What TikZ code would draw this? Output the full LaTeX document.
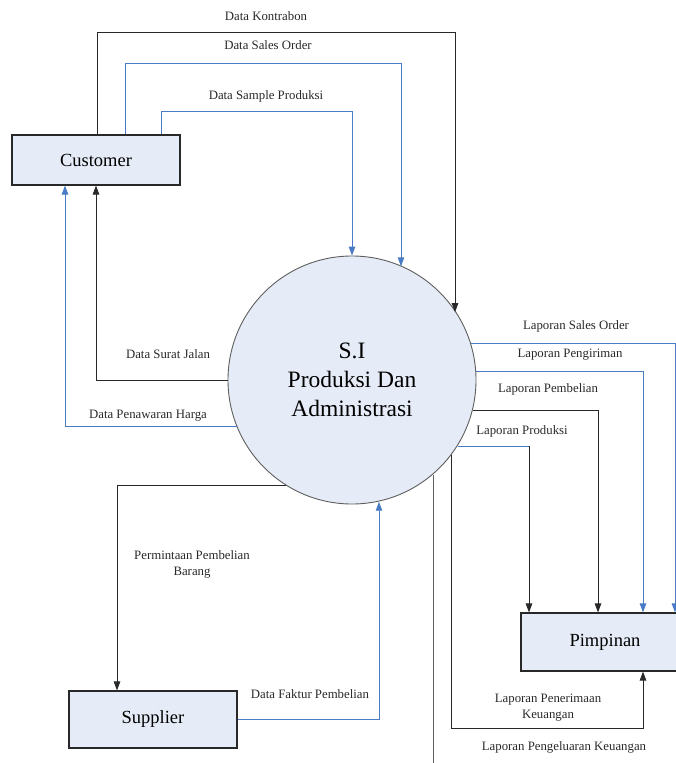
\documentclass[tikz,border=0pt]{standalone}
\usepackage{fontspec}
\setmainfont{Liberation Serif}
\usetikzlibrary{arrows.meta}
\definecolor{boxfill}{RGB}{230,236,247}
\definecolor{flowblue}{RGB}{74,124,198}
\definecolor{ink}{RGB}{40,40,40}

\begin{document}
\begin{tikzpicture}[x=1pt,y=-1pt,
  entity/.style={draw=ink, line width=1.1pt, fill=boxfill, rectangle, inner sep=0pt,
                 font=\fontsize{18.5}{22}\selectfont},
  process/.style={draw=ink!75, line width=0.9pt, fill=boxfill, circle, inner sep=0pt,
                  minimum size=248pt, align=center, font=\fontsize{23.5}{29}\selectfont},
  darkflow/.style={draw=ink, line width=0.9pt, -{Triangle[length=9pt,width=6.5pt]}},
  blueflow/.style={draw=flowblue, line width=0.9pt, -{Triangle[length=9pt,width=6.5pt]}},
  plainline/.style={draw=ink!75, line width=0.9pt},
  lbl/.style={font=\fontsize{12.8}{16}\selectfont, text=ink, inner sep=0pt, align=center}]

\useasboundingbox (0,0) rectangle (676,763);
\clip (0,0) rectangle (676,763);

% external entities and the process
\node[entity, minimum width=168pt, minimum height=50pt] (cust) at (96,160) {Customer};
\node[entity, minimum width=168pt, minimum height=57pt] (supp) at (153,719.5) {Supplier};
\node[entity, minimum width=168pt, minimum height=58pt] (pim) at (605,642) {Pimpinan};
\node[process] (sys) at (352,380) {S.I\\Produksi Dan\\Administrasi};

% bend points
\coordinate (kA) at (97,32);   \coordinate (kB) at (455,32);
\coordinate (kC) at (125,63);  \coordinate (kD) at (401,63);
\coordinate (kE) at (161,111); \coordinate (kF) at (352,111);
\coordinate (kH) at (65,428);
\coordinate (kI) at (117,486);
\coordinate (kJ) at (379,719);
\coordinate (kK) at (433,770);
\coordinate (kL) at (451,728); \coordinate (kM) at (643,728);
\coordinate (kN) at (529,444);
\coordinate (kO) at (598,409);
\coordinate (kP) at (643,371);
\coordinate (kQ) at (675,342);

% Customer -> system
\draw[darkflow] (kA |- cust.north) -- (kA) -- (kB) -- (kB |- sys.33.85);
\draw[blueflow] (kC |- cust.north) -- (kC) -- (kD) -- (kD |- sys.66.7);
\draw[blueflow] (kE |- cust.north) -- (kE) -- (kF) -- (sys.north);

% system -> Customer
\draw[darkflow] (sys.west) -- (sys.west -| cust.south) -- (cust.south);
\draw[blueflow] (sys.202.8) -- (kH |- sys.202.8) -- (kH |- cust.south);

% system <-> Supplier
\draw[darkflow] (sys.238.5) -- (kI |- sys.238.5) -- (kI |- supp.north);
\draw[blueflow] (supp.east) -- (kJ |- supp.east) -- (kJ |- sys.282.6);

% outgoing line at the bottom
\draw[plainline] (kK |- sys.310.8) -- (kK);

% system -> Pimpinan
\draw[darkflow] (kL |- sys.323) -- (kL) -- (kM) -- (kM |- pim.south);
\draw[draw=flowblue, line width=0.9pt] (sys.328.9) -- (kN |- sys.328.9);
\draw[darkflow] (kN |- sys.328.9) -- (kN |- pim.north);
\draw[darkflow] (sys.346.5) -- (kO |- sys.346.5) -- (kO |- pim.north);
\draw[blueflow] (sys.4.2) -- (kP |- sys.4.2) -- (kP |- pim.north);
\draw[blueflow] (sys.17.8) -- (kQ |- sys.17.8) -- (kQ |- pim.north);

% flow labels
\node[lbl] (lKontra) at (266,16)  {Data Kontrabon};
\node[lbl] (lSales)  at (268,45)  {Data Sales Order};
\node[lbl] (lSample) at (266,96)  {Data Sample Produksi};
\node[lbl] (lSurat)  at (168,354) {Data Surat Jalan};
\node[lbl] (lHarga)  at (148,416) {Data Penawaran Harga};
\node[lbl] (lMinta)  at (192,564) {Permintaan Pembelian\\Barang};
\node[lbl] (lFaktur) at (310,694) {Data Faktur Pembelian};
\node[lbl] (lLSO)    at (576,326) {Laporan Sales Order};
\node[lbl] (lKirim)  at (570,355) {Laporan Pengiriman};
\node[lbl] (lBeli)   at (548,389) {Laporan Pembelian};
\node[lbl] (lProd)   at (522,431) {Laporan Produksi};
\node[lbl] (lTerima) at (548,708) {Laporan Penerimaan\\Keuangan};
\node[lbl] (lKeluar) at (564,747) {Laporan Pengeluaran Keuangan};
\end{tikzpicture}
\end{document}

PROBLEM STATEMENT:
Return only the lines from the start of the data through the line that contains "(sys) at (352,380)", please, copying them exactly and omitting all pictures.

WRITTEN RESPONSE:
What TikZ code would draw this? Output the full LaTeX document.
\documentclass[tikz,border=0pt]{standalone}
\usepackage{fontspec}
\setmainfont{Liberation Serif}
\usetikzlibrary{arrows.meta}
\definecolor{boxfill}{RGB}{230,236,247}
\definecolor{flowblue}{RGB}{74,124,198}
\definecolor{ink}{RGB}{40,40,40}

\begin{document}
\begin{tikzpicture}[x=1pt,y=-1pt,
  entity/.style={draw=ink, line width=1.1pt, fill=boxfill, rectangle, inner sep=0pt,
                 font=\fontsize{18.5}{22}\selectfont},
  process/.style={draw=ink!75, line width=0.9pt, fill=boxfill, circle, inner sep=0pt,
                  minimum size=248pt, align=center, font=\fontsize{23.5}{29}\selectfont},
  darkflow/.style={draw=ink, line width=0.9pt, -{Triangle[length=9pt,width=6.5pt]}},
  blueflow/.style={draw=flowblue, line width=0.9pt, -{Triangle[length=9pt,width=6.5pt]}},
  plainline/.style={draw=ink!75, line width=0.9pt},
  lbl/.style={font=\fontsize{12.8}{16}\selectfont, text=ink, inner sep=0pt, align=center}]

\useasboundingbox (0,0) rectangle (676,763);
\clip (0,0) rectangle (676,763);

% external entities and the process
\node[entity, minimum width=168pt, minimum height=50pt] (cust) at (96,160) {Customer};
\node[entity, minimum width=168pt, minimum height=57pt] (supp) at (153,719.5) {Supplier};
\node[entity, minimum width=168pt, minimum height=58pt] (pim) at (605,642) {Pimpinan};
\node[process] (sys) at (352,380) {S.I\\Produksi Dan\\Administrasi};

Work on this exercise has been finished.